Most foods go through some degree of processing. In fact, food processing has been in practice for at least 2 million years! The leading reason for processing is food safety. And one of the cornerstones of processing — pasteurization — is prevalent across the dairy industry.
Yet processing can be misunderstood and can even be a point of contention when it comes to a purchase decision. Shoppers can be overwhelmed by marketing claims that tout the “minimal” steps it took to deliver a food to the marketplace or claims that a product features naturally derived colors and flavors and no preservatives.
While consumers may be drawn to the catchy concept that “if you can’t pronounce it, don’t eat it,” it’s important for the food industry, including dairy, to raise awareness for the way our nutritious, delicious foods reach people across the world.
As a member of a United Nations’ Food and Agriculture Organization’s High Level Panel of Experts, the National Dairy Council analyzed research and co-authored a report on nutrition and food systems. One of our goals was to analyze how food systems influence people’s dietary patterns and nutritional outcomes.

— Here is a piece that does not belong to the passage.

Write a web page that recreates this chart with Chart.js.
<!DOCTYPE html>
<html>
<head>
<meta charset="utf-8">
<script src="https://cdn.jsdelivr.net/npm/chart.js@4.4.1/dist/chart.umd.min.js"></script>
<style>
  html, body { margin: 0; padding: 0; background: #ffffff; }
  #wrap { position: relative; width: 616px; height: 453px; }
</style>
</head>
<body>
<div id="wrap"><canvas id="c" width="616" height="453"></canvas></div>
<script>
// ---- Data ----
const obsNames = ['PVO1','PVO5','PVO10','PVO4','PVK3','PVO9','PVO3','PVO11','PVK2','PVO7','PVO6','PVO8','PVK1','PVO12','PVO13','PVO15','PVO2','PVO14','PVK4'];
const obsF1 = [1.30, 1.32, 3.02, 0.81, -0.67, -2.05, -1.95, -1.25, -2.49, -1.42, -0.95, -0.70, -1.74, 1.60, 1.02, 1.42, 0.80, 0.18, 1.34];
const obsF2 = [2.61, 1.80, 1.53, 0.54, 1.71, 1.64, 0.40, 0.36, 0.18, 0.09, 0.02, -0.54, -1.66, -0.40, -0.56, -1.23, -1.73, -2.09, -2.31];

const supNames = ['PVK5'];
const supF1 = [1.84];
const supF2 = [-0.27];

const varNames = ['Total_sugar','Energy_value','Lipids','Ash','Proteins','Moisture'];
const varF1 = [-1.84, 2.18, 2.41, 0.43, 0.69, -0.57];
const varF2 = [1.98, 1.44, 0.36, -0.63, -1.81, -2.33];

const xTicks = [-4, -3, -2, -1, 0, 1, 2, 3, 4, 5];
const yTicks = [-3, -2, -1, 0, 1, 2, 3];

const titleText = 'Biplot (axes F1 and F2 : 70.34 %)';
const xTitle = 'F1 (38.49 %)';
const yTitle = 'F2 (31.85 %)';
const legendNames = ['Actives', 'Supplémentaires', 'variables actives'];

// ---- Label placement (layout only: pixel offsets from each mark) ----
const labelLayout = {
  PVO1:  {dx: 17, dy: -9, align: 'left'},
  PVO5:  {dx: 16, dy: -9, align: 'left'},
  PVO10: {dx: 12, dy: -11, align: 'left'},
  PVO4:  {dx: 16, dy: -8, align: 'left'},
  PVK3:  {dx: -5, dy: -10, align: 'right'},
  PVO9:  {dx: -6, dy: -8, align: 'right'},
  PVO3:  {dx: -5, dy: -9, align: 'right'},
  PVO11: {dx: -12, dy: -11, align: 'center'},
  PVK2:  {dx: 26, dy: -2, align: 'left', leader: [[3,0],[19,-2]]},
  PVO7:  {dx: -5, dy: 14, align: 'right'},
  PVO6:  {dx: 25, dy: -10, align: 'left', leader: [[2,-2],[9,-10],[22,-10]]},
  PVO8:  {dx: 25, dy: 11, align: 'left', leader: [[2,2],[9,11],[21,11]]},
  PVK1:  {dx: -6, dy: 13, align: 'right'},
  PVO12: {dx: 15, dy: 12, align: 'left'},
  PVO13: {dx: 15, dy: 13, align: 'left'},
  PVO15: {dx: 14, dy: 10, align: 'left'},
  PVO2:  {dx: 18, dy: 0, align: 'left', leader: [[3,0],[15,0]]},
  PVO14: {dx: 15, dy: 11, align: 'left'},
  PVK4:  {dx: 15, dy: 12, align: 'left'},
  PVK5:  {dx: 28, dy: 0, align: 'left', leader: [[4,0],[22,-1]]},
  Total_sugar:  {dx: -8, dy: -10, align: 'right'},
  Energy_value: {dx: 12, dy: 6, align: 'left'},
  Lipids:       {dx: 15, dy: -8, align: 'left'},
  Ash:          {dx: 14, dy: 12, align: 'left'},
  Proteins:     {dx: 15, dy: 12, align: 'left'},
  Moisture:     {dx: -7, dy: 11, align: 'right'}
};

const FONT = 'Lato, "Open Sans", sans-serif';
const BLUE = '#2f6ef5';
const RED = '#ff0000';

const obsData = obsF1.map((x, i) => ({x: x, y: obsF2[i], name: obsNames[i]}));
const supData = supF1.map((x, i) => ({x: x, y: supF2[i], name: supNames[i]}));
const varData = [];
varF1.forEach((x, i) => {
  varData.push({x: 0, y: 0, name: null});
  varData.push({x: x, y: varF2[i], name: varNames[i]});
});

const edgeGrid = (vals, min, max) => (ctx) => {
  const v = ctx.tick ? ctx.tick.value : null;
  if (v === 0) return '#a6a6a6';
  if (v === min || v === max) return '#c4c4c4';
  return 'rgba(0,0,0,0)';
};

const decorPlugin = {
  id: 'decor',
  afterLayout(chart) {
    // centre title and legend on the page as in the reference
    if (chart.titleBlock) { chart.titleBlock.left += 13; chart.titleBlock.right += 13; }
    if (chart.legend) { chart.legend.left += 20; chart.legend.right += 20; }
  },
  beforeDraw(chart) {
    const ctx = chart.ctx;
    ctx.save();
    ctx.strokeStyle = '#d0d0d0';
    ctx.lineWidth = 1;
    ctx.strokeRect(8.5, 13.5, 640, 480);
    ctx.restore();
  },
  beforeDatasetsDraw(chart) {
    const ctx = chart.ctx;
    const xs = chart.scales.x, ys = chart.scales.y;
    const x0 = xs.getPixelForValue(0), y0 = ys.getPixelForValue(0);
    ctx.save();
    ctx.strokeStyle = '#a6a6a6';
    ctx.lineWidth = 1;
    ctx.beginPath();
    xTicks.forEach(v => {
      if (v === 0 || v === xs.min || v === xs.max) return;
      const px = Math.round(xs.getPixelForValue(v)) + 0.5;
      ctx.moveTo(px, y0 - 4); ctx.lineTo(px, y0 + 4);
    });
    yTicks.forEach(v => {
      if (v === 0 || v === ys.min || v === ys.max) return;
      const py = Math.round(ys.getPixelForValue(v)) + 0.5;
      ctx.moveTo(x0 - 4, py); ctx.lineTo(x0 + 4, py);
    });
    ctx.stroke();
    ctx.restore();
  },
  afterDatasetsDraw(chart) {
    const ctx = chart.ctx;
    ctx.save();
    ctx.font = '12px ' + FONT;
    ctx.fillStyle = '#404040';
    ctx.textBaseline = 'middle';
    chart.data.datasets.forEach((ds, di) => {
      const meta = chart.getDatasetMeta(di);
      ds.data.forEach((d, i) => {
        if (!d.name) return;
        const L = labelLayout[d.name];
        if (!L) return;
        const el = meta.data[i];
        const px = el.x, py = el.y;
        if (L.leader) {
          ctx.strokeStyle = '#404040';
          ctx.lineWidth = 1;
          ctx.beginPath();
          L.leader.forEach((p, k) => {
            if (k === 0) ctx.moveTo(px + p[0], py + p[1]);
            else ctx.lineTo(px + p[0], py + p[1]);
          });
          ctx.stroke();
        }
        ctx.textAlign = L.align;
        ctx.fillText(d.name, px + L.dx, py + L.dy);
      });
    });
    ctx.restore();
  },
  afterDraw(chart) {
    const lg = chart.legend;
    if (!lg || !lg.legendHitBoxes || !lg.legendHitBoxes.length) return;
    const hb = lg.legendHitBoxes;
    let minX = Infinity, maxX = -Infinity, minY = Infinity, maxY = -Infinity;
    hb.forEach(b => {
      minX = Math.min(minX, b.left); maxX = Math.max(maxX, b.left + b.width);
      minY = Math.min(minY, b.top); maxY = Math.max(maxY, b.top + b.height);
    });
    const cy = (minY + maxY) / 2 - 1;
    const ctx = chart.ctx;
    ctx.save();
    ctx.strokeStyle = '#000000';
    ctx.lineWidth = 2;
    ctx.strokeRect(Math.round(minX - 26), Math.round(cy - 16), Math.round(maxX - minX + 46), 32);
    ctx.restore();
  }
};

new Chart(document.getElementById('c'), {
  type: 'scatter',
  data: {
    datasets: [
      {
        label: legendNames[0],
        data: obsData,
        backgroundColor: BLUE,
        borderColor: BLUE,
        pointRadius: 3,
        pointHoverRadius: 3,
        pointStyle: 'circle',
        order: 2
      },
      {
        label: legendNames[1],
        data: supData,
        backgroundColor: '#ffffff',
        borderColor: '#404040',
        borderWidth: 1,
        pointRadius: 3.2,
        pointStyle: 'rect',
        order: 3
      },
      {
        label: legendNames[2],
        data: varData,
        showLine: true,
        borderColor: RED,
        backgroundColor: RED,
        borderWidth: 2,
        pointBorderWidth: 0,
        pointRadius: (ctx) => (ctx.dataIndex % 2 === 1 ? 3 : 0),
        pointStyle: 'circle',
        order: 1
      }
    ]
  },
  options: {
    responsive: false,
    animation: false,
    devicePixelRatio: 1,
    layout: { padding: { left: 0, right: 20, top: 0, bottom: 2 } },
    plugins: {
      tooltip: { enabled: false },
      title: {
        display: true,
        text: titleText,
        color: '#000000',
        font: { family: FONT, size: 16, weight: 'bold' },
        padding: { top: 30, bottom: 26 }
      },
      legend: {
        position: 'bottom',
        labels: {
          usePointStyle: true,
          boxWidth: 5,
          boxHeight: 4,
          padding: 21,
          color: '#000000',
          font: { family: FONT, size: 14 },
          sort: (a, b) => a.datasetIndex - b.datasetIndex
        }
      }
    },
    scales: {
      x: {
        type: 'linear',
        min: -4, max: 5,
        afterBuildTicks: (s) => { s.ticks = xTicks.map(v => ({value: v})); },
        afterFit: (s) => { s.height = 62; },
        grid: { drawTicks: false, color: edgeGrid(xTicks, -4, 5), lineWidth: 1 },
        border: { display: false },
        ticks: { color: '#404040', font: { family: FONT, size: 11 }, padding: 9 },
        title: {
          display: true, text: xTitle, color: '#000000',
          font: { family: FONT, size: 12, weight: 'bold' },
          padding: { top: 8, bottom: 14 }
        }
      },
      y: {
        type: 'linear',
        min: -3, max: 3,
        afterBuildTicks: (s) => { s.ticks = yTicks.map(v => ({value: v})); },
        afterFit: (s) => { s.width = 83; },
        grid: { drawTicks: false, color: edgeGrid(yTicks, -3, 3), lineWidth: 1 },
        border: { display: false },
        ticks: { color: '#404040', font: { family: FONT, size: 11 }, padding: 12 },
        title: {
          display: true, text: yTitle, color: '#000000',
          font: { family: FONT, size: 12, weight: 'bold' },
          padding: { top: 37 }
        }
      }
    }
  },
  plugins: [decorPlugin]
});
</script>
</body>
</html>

As a part of our analysis, we examined processed foods, recognizing that highly processed foods “tend to have higher amounts of saturated fat, sugar and sodium.” But we also stressed the benefits of minimal to moderate food processing, which is where most dairy products fall.
Benefits of processing
So rather than allowing processing to become a divisive selling point, let’s help make sure it’s understood why it is a necessary step to ensure food safety and freshness. Just as important is understanding that processing does not mean a food’s nutritional benefit is compromised. It may — in some cases — even enhance it.

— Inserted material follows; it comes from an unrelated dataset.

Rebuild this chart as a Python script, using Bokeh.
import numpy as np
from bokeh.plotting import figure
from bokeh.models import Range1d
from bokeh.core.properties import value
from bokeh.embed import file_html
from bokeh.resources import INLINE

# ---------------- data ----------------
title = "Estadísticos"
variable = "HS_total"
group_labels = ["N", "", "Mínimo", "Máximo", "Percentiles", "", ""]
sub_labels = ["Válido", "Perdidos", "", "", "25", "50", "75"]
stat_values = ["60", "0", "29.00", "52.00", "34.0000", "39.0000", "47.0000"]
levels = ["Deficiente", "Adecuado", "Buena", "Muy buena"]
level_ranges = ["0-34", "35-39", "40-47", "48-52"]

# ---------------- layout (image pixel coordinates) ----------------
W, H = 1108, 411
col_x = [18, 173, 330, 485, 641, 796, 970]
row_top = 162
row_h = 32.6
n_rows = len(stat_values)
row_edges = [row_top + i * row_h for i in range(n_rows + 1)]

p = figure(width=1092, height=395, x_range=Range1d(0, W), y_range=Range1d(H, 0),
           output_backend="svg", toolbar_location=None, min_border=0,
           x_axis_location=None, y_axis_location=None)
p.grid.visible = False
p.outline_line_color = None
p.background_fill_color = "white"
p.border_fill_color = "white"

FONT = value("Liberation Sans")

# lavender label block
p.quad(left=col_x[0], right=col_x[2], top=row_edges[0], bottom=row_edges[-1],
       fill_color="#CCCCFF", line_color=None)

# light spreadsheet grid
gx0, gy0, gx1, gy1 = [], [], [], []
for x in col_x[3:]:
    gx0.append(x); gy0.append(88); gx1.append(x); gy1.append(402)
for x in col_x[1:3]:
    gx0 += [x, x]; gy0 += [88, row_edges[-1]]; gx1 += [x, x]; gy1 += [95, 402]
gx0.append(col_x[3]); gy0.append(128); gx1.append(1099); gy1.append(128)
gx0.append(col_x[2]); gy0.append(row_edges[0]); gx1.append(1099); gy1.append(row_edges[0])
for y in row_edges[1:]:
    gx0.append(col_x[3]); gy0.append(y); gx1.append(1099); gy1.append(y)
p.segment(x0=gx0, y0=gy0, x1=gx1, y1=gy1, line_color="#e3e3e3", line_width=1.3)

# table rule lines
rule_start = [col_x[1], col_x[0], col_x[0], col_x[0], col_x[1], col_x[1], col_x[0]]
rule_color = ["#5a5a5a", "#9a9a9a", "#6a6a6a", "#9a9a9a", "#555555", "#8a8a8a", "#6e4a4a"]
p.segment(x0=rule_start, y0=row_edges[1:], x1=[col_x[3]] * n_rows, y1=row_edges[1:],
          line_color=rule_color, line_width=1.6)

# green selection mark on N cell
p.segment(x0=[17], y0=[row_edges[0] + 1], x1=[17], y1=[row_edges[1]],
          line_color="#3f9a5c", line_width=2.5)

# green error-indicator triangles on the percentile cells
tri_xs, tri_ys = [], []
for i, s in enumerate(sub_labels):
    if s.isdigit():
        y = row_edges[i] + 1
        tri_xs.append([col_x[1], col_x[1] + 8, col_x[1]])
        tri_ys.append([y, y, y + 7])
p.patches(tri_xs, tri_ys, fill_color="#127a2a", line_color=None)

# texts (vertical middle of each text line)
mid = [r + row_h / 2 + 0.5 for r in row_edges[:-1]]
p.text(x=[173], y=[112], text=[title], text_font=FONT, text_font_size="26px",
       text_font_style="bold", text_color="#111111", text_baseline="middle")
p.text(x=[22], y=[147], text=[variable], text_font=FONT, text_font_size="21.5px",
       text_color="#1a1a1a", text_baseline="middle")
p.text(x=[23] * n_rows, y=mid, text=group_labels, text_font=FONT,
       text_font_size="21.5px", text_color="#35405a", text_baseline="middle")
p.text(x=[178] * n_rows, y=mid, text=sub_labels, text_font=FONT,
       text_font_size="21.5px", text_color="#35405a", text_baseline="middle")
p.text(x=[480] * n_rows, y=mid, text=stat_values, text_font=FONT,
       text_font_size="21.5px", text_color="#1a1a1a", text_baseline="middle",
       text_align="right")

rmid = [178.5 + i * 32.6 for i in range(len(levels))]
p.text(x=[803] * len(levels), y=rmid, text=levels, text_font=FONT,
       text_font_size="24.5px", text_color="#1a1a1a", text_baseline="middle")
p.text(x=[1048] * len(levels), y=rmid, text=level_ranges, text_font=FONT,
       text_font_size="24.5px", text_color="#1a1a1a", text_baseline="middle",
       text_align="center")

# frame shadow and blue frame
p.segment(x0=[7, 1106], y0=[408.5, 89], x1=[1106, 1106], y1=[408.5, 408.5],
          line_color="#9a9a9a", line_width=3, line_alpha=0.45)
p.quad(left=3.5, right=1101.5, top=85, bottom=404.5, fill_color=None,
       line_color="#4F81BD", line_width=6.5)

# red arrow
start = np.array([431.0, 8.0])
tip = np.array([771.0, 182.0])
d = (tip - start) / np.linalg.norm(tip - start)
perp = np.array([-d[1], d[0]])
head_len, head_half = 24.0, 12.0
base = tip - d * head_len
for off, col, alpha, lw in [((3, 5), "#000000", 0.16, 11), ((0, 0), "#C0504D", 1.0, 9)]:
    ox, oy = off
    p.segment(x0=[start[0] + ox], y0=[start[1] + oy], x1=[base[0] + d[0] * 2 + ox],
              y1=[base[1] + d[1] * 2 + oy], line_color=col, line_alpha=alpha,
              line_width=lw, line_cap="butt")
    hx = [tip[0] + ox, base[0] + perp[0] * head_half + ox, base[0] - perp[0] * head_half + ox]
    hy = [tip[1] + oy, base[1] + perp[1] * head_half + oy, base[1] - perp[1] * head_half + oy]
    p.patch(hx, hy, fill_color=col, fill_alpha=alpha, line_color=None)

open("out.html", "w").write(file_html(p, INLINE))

Processing means companies can use the basic principles of food science to create safe products that also meet consumer demand. Look no further than Fairlife’s ultrafiltered milk, which is made using a patented filtration process to separate milk’s five basic parts: water, vitamins and minerals, lactose, protein and butterfat. The process recombines them into a product that has more calcium and protein with no lactose. It has been an overwhelming success with consumers seeking these attributes.
For consumers who are lactose-intolerant, processing allows them the opportunity to still enjoy wholesome real dairy. For example, Lactaid uses the enzyme lactase to break down lactose.
Processing also allows key nutrients to be added to foods, a practice common among many yogurt brands, which fortify their products with vitamin D to help to close nutrition gaps.
The bottom line is minimal to mild processing performed with purpose can be an enrichment, not a deterrent.
Consumers can rest assured that any added flavors, colors, preservatives or other additives have gone through an extensive review by the FDA. They do not reach the marketplace unless they have been deemed safe or generally recognized as safe for specific uses.
It is commendable that consumers want to make cautious and wise decisions about the foods they eat. We want to help them base those decisions on an understanding of what it truly takes to produce safe, nutritious and good-tasting food for a global population.